His second stretch as mayor started 1991, and ended in 2002 with a conviction for racketeering that landed him in jail for four-and-a-half years.

Rocca said, "You will not acknowledge that you did anything knowingly wrong to put you in there?"

"I will tell you that -- talk to the jury, because the jury found me not guilty of all charges except one," said Cianci. "I'm not saying I didn't make mistakes. I did."

However, Stanton said, "Buddy will tell you they only got him on one count. But that one count counted. And racketeering conspiracy is, basically, you're masterminding a criminal enterprise out of City Hall."

Which is exactly how the judge described Providence under Cianci: "A criminal enterprise," where bribery, extortion and pay-to-play were business-as-usual.

Cianci, a Republican-turned-Independent, was released from prison in 2007.

When asked by Rocca if she should have gone to prison, Cianci replied, "You know, under the system of law that we have, yeah, I guess, that you're supposed to pay the price. I've always proclaimed my innocence, okay? Oh, I will do that forever."

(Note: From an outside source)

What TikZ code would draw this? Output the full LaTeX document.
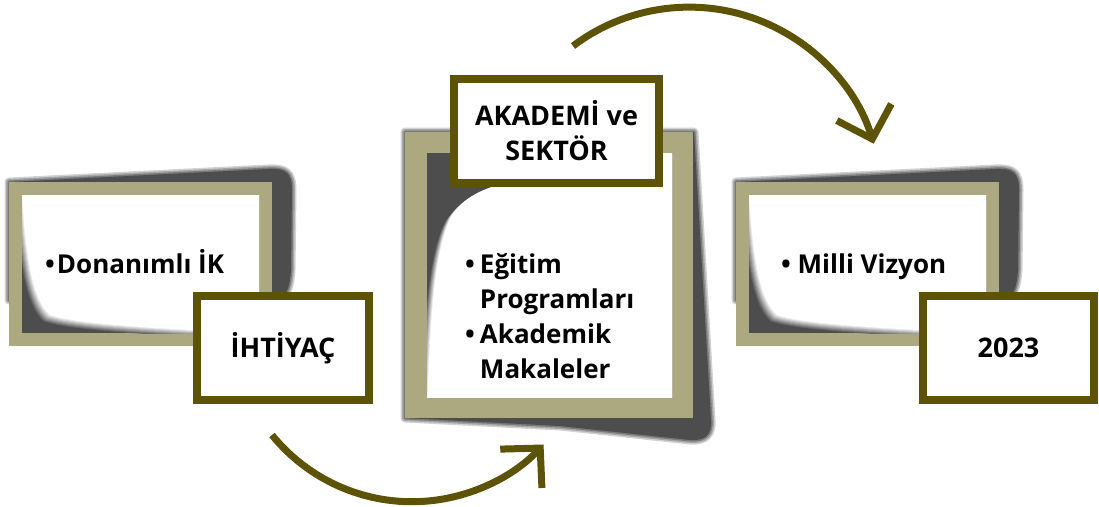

Correspondent Mo Rocca and mayoral candidate Buddy Cianci. CBS News

So what are Cianci's proudest achievements? "Raising the self-esteem of the people of the city of Providence to levels they never thought they could achieve."

Fair enough. Providence, under Cianci in the 1990s, boomed, with hundreds of millions of investment dollars pouring into the city. A bustling riverfront district was created, along with nationally-recognized art and restaurant scenes.

Money magazine even named it one of its Best Places to Live in America.

"He does get credit for being, I think, a really good cheerleader for the city when it underwent its renaissance," said Stanton. "'Cause Providence always has been kind of the stepchild to Boston -- the 'smudge on the highway to Cape Cod,' as the Wall Street Journal once called us."

It's memories of the "Good Buddy" that have kept hope alive for another return to office.